EaaS could “enable a significant amount” of EE adoption, Trane’s Joelson agreed. Some large Trane commercial customers “see no reason to give up the savings opportunity to a third party,” though others, like large data centers, which are aggressively growing, may “want to focus on their core business,” and therefore welcome EaaS if its benefits outweigh its costs, he added.
Mechanisms like limited energy savings performance contracts with companies like Honeywell and Trane work for large commercial customers, but EaaS might enable EE for residential customers, Rhodium’s King said.

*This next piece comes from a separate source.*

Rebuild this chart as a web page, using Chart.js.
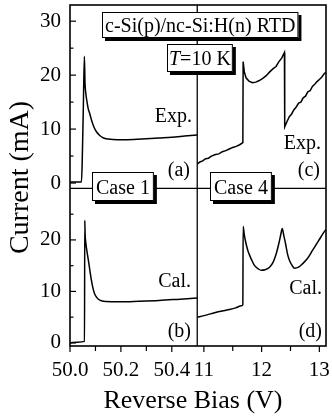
<!DOCTYPE html>
<html>
<head>
<meta charset="utf-8">
<script src="https://cdn.jsdelivr.net/npm/chart.js@4/dist/chart.umd.min.js"></script>
<style>
  html, body { margin: 0; padding: 0; background: #fff; }
  canvas { display: block; }
</style>
</head>
<body>
<canvas id="rtd" width="332" height="419"></canvas>
<script>
// panel (a) measured, 50 V window
const biasA = [50.000, 50.045, 50.048, 50.052, 50.0565, 50.059, 50.0625, 50.067, 50.0715, 50.078, 50.085, 50.094, 50.104, 50.117, 50.13, 50.15, 50.17, 50.2, 50.25, 50.3, 50.35, 50.4, 50.45, 50.5];
const currentA = [0.2, 0.2, 4, 13, 23.5, 18.5, 16.5, 15, 13.8, 12.8, 11.6, 10.4, 9.5, 8.8, 8.4, 8.15, 8.05, 8.0, 8.05, 8.2, 8.35, 8.5, 8.7, 8.9];
// panel (b) calculated, case 1
const biasB = [50.0, 50.03, 50.057, 50.058, 50.0595, 50.062, 50.0676, 50.073, 50.078, 50.084, 50.091, 50.097, 50.104, 50.117, 50.14, 50.2, 50.27, 50.35, 50.42, 50.5];
const currentB = [0.0, 0.15, 0.3, 23.8, 21, 19.5, 17.5, 15.8, 14.1, 12.2, 10.5, 9.5, 8.9, 8.3, 8.05, 8.0, 8.1, 8.25, 8.45, 8.7];
// panel (c) measured, 11-13 V window
const biasC = [10.885, 10.93, 10.98, 11.03, 11.08, 11.13, 11.2, 11.26, 11.32, 11.38, 11.44, 11.5, 11.56, 11.62, 11.675, 11.68, 11.70, 11.73, 11.78, 11.84, 11.9, 11.96, 12.02, 12.08, 12.14, 12.2, 12.25, 12.3, 12.35, 12.395, 12.4, 12.44, 12.48, 12.52, 12.56, 12.6, 12.64, 12.68, 12.72, 12.76, 12.8, 12.84, 12.88, 12.92, 12.96, 13.0, 13.04, 13.08, 13.115];
const currentC = [3.5, 3.9, 4.1, 4.5, 4.6, 5.0, 5.3, 5.4, 5.8, 6.0, 6.3, 6.6, 6.8, 7.1, 7.5, 22.5, 20.6, 19.5, 18.9, 18.6, 18.7, 19.0, 19.4, 19.9, 20.6, 21.2, 21.6, 22.5, 23.2, 24.2, 10.4, 11.4, 12.3, 12.8, 13.6, 14.1, 14.8, 15.0, 15.8, 16.1, 16.9, 17.1, 17.9, 18.3, 18.8, 19.2, 19.6, 20.2, 20.6];
// panel (d) calculated, case 4
const biasD = [10.885, 11.0, 11.2, 11.4, 11.55, 11.65, 11.675, 11.68, 11.70, 11.724, 11.76, 11.793, 11.84, 11.879, 11.94, 11.995, 12.06, 12.138, 12.2, 12.253, 12.3, 12.335, 12.357, 12.385, 12.414, 12.45, 12.483, 12.53, 12.569, 12.64, 12.712, 12.8, 12.884, 12.99, 13.098, 13.115];
const currentD = [5.0, 5.3, 5.9, 6.4, 6.8, 7.2, 7.4, 22.6, 21.0, 19.6, 18.0, 17.0, 15.8, 15.0, 14.4, 14.1, 14.2, 14.7, 15.7, 17.3, 19.4, 21.2, 22.2, 20.8, 19.3, 17.2, 16.0, 15.0, 14.5, 14.7, 15.4, 16.5, 18.0, 19.9, 21.8, 22.0];

// axis ranges and ticks
const leftRange = [50.0, 50.5];
const rightRange = [10.885, 13.115];
const topRange = [-1, 33];
const bottomRange = [-0.6, 30];
const leftTicks = [50.0, 50.2, 50.4];
const leftMinor = [50.1, 50.3];
const rightTicks = [11, 12, 13];
const rightMinor = [11.5, 12.5];
const topTicks = [0, 10, 20, 30];
const topMinor = [5, 15, 25];
const bottomTicks = [0, 10, 20];
const bottomMinor = [5, 15, 25];

const FONT = '"Liberation Serif", "Times New Roman", serif';
Chart.defaults.font.family = FONT;
Chart.defaults.color = '#000';

const pts = (xs, ys) => xs.map((x, i) => ({ x, y: ys[i] }));
const setTicks = vals => s => { s.ticks = vals.map(v => ({ value: v })); };

function line(ctx, x1, y1, x2, y2){ ctx.beginPath(); ctx.moveTo(x1, y1); ctx.lineTo(x2, y2); ctx.stroke(); }

// frame, inner dividers and tick marks
const frame = {
    id: 'frame',
    afterDraw(chart){
        const { ctx, chartArea: a, scales: s } = chart;
        ctx.save();
        ctx.strokeStyle = '#000';
        ctx.lineWidth = 1.6;
        ctx.strokeRect(a.left, a.top, a.right - a.left, a.bottom - a.top);
        ctx.lineWidth = 1.3;
        line(ctx, a.left, s.yTop.bottom, a.right, s.yTop.bottom);
        line(ctx, s.xLeft.right, a.top, s.xLeft.right, a.bottom);
        ctx.lineWidth = 1.2;
        const yMarks = (sc, vals, len) => vals.forEach(v => { const y = sc.getPixelForValue(v); line(ctx, a.left, y, a.left + len, y); });
        const xMarks = (sc, vals, len) => vals.forEach(v => { const x = sc.getPixelForValue(v); line(ctx, x, a.bottom, x, a.bottom + len); });
        yMarks(s.yTop, topTicks, 6); yMarks(s.yTop, topMinor, 3.5);
        yMarks(s.yBot, bottomTicks, 6); yMarks(s.yBot, bottomMinor, 3.5);
        xMarks(s.xLeft, leftTicks, 6); xMarks(s.xLeft, leftMinor, 5);
        xMarks(s.xRight, rightTicks, 6); xMarks(s.xRight, rightMinor, 5);
        ctx.restore();
    }
};

// labels, boxed captions and axis titles
const notes = [
    { text: 'Exp.', x: 192, y: 122 },
    { text: '(a)', x: 190, y: 176 },
    { text: 'Exp.', x: 321, y: 149 },
    { text: '(c)', x: 320, y: 176 },
    { text: 'Cal.', x: 191, y: 287 },
    { text: '(b)', x: 191, y: 337 },
    { text: 'Cal.', x: 322, y: 294 },
    { text: '(d)', x: 322, y: 337 }
];
const boxes = [
    { parts: [['c-Si(p)/nc-Si:H(n) RTD', '']], x: 102, y: 12, h: 26, pad: 3 },
    { parts: [['T', 'italic '], ['=10 K', '']], x: 167, y: 44, h: 28, pad: 2 },
    { parts: [['Case 1', '']], x: 92, y: 172, h: 29, pad: 4 },
    { parts: [['Case 4', '']], x: 210, y: 172, h: 29, pad: 4 }
];

const annotations = {
    id: 'annotations',
    afterDraw(chart){
        const { ctx, chartArea: a } = chart;
        ctx.save();
        ctx.fillStyle = '#000';
        ctx.font = `20px ${FONT}`;
        ctx.textAlign = 'right';
        ctx.textBaseline = 'alphabetic';
        notes.forEach(n => ctx.fillText(n.text, n.x, n.y));

        ctx.textAlign = 'left';
        boxes.forEach(b => {
            const widths = b.parts.map(([t, st]) => { ctx.font = `${st}20px ${FONT}`; return ctx.measureText(t).width; });
            const w = widths.reduce((p, c) => p + c, 0) + b.pad * 2;
            ctx.fillStyle = '#000';
            ctx.fillRect(b.x + 3, b.y + 3, w, b.h);
            ctx.fillStyle = '#fff';
            ctx.fillRect(b.x, b.y, w, b.h);
            ctx.strokeStyle = '#000';
            ctx.lineWidth = 1;
            ctx.strokeRect(b.x + 0.5, b.y + 0.5, w - 1, b.h - 1);
            ctx.fillStyle = '#000';
            let tx = b.x + b.pad;
            b.parts.forEach(([t, st], i) => {
                ctx.font = `${st}20px ${FONT}`;
                ctx.fillText(t, tx, b.y + b.h / 2 + 7);
                tx += widths[i];
            });
        });

        ctx.textAlign = 'center';
        ctx.textBaseline = 'middle';
        ctx.font = `26px ${FONT}`;
        ctx.fillText('Reverse Bias (V)', 193, 401);
        ctx.font = `28px ${FONT}`;
        ctx.translate(21, (a.top + a.bottom) / 2 + 2);
        ctx.rotate(-Math.PI / 2);
        ctx.fillText('Current (mA)', 0, 0);
        ctx.restore();
    }
};

const lineStyle = { borderColor: '#000', borderWidth: 1.5, pointRadius: 0, fill: false };
const xAxis = (range, weight, ticks, fmt) => ({
    type: 'linear', position: 'bottom', stack: 'bias', stackWeight: weight, weight: weight,
    min: range[0], max: range[1],
    afterBuildTicks: setTicks(ticks),
    afterFit: s => { s.height = 73; s.paddingLeft = 0; s.paddingRight = 0; },
    grid: { display: false, drawTicks: false },
    border: { display: false },
    ticks: { font: { size: 21 }, padding: 12, autoSkip: false, maxRotation: 0, callback: fmt }
});
const yAxis = (range, weight, ticks) => ({
    type: 'linear', position: 'left', stack: 'current', stackWeight: weight, weight: weight,
    min: range[0], max: range[1],
    afterBuildTicks: setTicks(ticks),
    afterFit: s => { s.width = 70; s.paddingTop = 0; s.paddingBottom = 0; },
    grid: { display: false, drawTicks: false },
    border: { display: false },
    ticks: { font: { size: 21 }, padding: 9, autoSkip: false }
});

new Chart(document.getElementById('rtd'), {
    type: 'line',
    data: {
        datasets: [
            { label: 'Exp. (a)', data: pts(biasA, currentA), xAxisID: 'xLeft', yAxisID: 'yTop', cubicInterpolationMode: 'monotone', ...lineStyle },
            { label: 'Cal. (b)', data: pts(biasB, currentB), xAxisID: 'xLeft', yAxisID: 'yBot', cubicInterpolationMode: 'monotone', ...lineStyle },
            { label: 'Exp. (c)', data: pts(biasC, currentC), xAxisID: 'xRight', yAxisID: 'yTop', tension: 0, ...lineStyle },
            { label: 'Cal. (d)', data: pts(biasD, currentD), xAxisID: 'xRight', yAxisID: 'yBot', cubicInterpolationMode: 'monotone', ...lineStyle }
        ]
    },
    options: {
        responsive: false,
        animation: false,
        layout: { padding: { top: 5, right: 6, left: 0, bottom: 0 } },
        plugins: { legend: { display: false }, tooltip: { enabled: false } },
        scales: {
            xLeft: xAxis(leftRange, 1, leftTicks, v => v.toFixed(1)),
            xRight: xAxis(rightRange, 1.012, rightTicks, v => String(v)),
            yTop: yAxis(topRange, 1.164, topTicks),
            yBot: yAxis(bottomRange, 1, bottomTicks)
        }
    },
    plugins: [frame, annotations]
});
</script>
</body>
</html>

It might be implemented as a subscription fee but that kind of use of the concept “pushes beyond where providers have gone so far,” he recognized.
Though utilities have still not generally adopted EaaS, they “have a natural advantage” because of “long experience of owning and operating the essential physical assets,” Deloitte said. And it could be an innovative way “to improve their connection” to consumers, the paper said.
It offers “an interesting new customer relationship” and is “something we might explore if it delivered a better customer experience,” Eversource’s Findlay said. But it would require the utility to develop “a different line of business,” she added.
Whatever business models might emerge, the acknowledgment of EE’s importance was welcomed by advocates.
“It is easy to think about 2030 or 2050,” but “policy decisions now about energy efficiency in the next three years will impact the climate and the Ukraine war,” Ireland Environment, Climate, Communications, and Transport Minister Eamon Ryan warned world leaders at the IEA conference.
“There is no distinguishing between the EU effort to get off Russian fossil fuels and what we do in the U.S.,” Lovins agreed. “The high EU energy prices rippling through markets all over the world are sending a global price signal to incentivize efficiency.”
CORRECTION: A previous version of this article misidentified what some of the proposed initiatives would do. EU's energy intensity would be halved, and payoffs would come from integrative designs.